Monday, December 5, 2022

Weirder

 Jr. High School was plain weird and dangerous all around.  Home room.  Band.  Gym.  These were classes.  In band, we learned to read music and play the Flutophone.  When we finally got around to playing real instruments, I chose the drums.  That was, in hindsight, a mistake.  The drummer doesn't get a lot of attention in band.  My biggest thrill was getting to play the timpani, but that wasn't very often.  Over the course of the year, my musical skills didn't advance much.  But I sure had a lot of time to get into trouble.  The band director didn't like me, but I didn't like him back, so it was a pretty even trade.  We ignored one another as much as possible.  

Gym class was the real shocker.  After a lifetime of keeping our peckers out of site, we were dumped into a large locker room where we were supposed to change clothes and shower with all the other boys in big open gang showers.  All the grades were combined, so there were large discrepancies in what we deemed our manhood.  On the first day, one of the younger kids got a boner.  That was it for him.  That's all everyone talked about around the school.  He was labelled a queer, and that was that.  Poor fucker.  It could have happened to any of us.  Thank god. . . . 

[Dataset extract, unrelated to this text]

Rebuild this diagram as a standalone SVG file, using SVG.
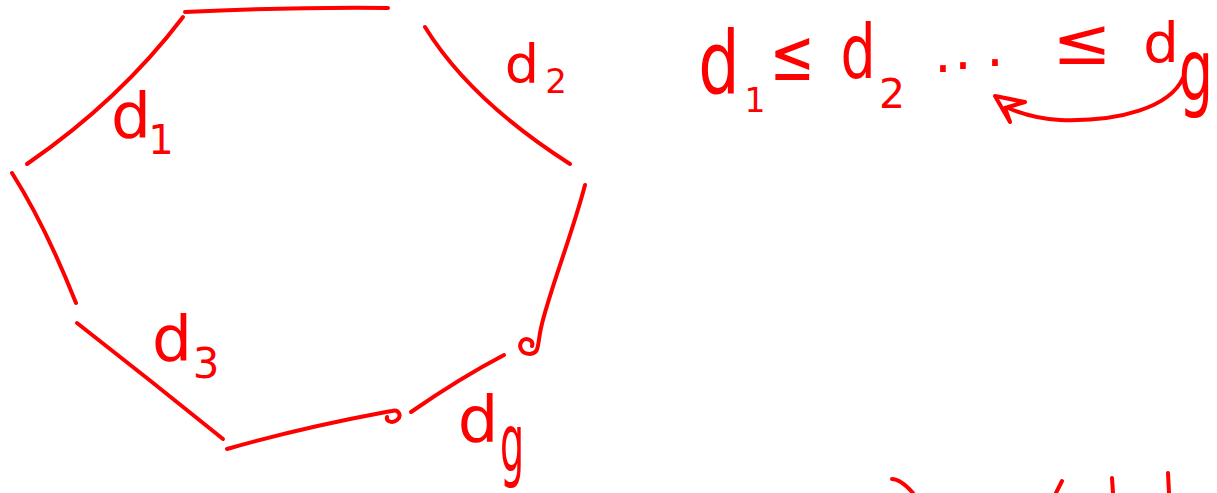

Gym was where you learned that horsey looking redheads, the ones with the straw-like hair and thick lips, had giant members.  Those guys never bothered to wrap a towel around them as they paraded about.  It wasn't long until most of the guys quit taking showers before going to the next class.  They would just change back into their street clothes, sweaty or not.  It also wasn't long, either, before the hoodlums started smoking cigarettes behind trees in the woods surrounding the playing fields.  If you forgot your gym clothes, you didn't even have to dress out, so there was always a large group just wandering around.  

The most spectacular thing, though, came from one of the coolest hoods in school.  Benny was good looking tough guy who was like a movie idol for the girls.  He was two grades ahead of me, but my locker was near his.  One day, Benny took off his pants and everyone froze.  He was wearing silky girl's panties.  Nobody said anything for a minute, and when Benny turned around, he said simply. . . . "These are Cindy's."  Cindy was his girlfriend, and then we got it.  Benny was cooler than ice water.  The locker room reverberated with approving hoots and hollers.  

One day it got around that Benny was going to fight Sammy, another school tough.  It was over a girl, of course.  After class, everyone hurried down to the field behind the shopping center to see this epic battle.  They were the size of grown men, and when they hit, you could hear the thwack of bone.  Benny hit Sammy, Sammy hit Benny.  The whole thing was pretty even.  Then Sammy tackled Benny and they went to the dirt rolling around in the Sandspur patch where they had landed.  This went on for a few minutes, and then by mutual agreement, the fight ended.  Nobody had won, but nobody had lost, either.  The crowd broke up knowing they had watched something classic.  

The fighting never seemed to end.  After our band won the school Talent Show by the old applause meter, a fellow--yet again older than I--took to calling me names when he saw me in the hallway.  He didn't like the whole Beatle thing.  He didn't like my hair.  He was taller and thicker than I by quite a bit, but he looked like an idiot.  One day, he was standing with a bunch of guys and he began mocking me yet again, so I walked up to the group.  I would fight him after school, I said.  I met him in the street close to his house.  He was there with his buddies.  We squared off, and I began throwing jabs that connected over and over again.  His face was red and already bruised looking, but I was getting tired, and dancing around in Beatle boots wasn't easy.  Suddenly, he clocked me with a right to the eye and staggered me.  I started backing up and he charged in swinging.  I kept backing up avoiding the punches.  I was practically running.  When it looked like he was getting tired, I stepped up and popped him with jabs a few more times.  We'd both run out of steam, though, and we each dropped our hands marking the end of the fight.  

By the time I got home, I had a black eye.  

"What happened," my father asked me.  It was Friday and we were going to Morrisons Cafeteria which was always a special treat.  

"I got into a fight."

"Who won?"

"I think I did," I said.  

I showed up at school Monday with that shiner.  The other kid didn't show up for a few days.  I had peppered him pretty good, I guess, and his faced was all bruised up.  When he did come back to school, he said he wanted to fight again.  He'd hit me pretty hard, and I knew he would do it again.  There was a good chance he'd win.  "Sure," I said,  but I didn't want to.  After that, though, he kind of faded into the background and didn't bother me at all. 

Someone made a "slam book," a notebook with some heading written on the top of each page.  "Favorite Song." "Best Couple."  "Cutest Boy."  "Prettiest Girl."  And then there were people's names.  The book was passed hand to hand around the school, everyone writing anonymous comments.  It was our form of social media, and it could be devastating.  

There were plenty of girls who liked me.  There were plenty of boys who didn't.  The school was becoming more visibly stratified all the time, the cool kids, the greasers, the mods. . . .  Things just kept getting weirder.  More and more, I just wanted to be alone and read books.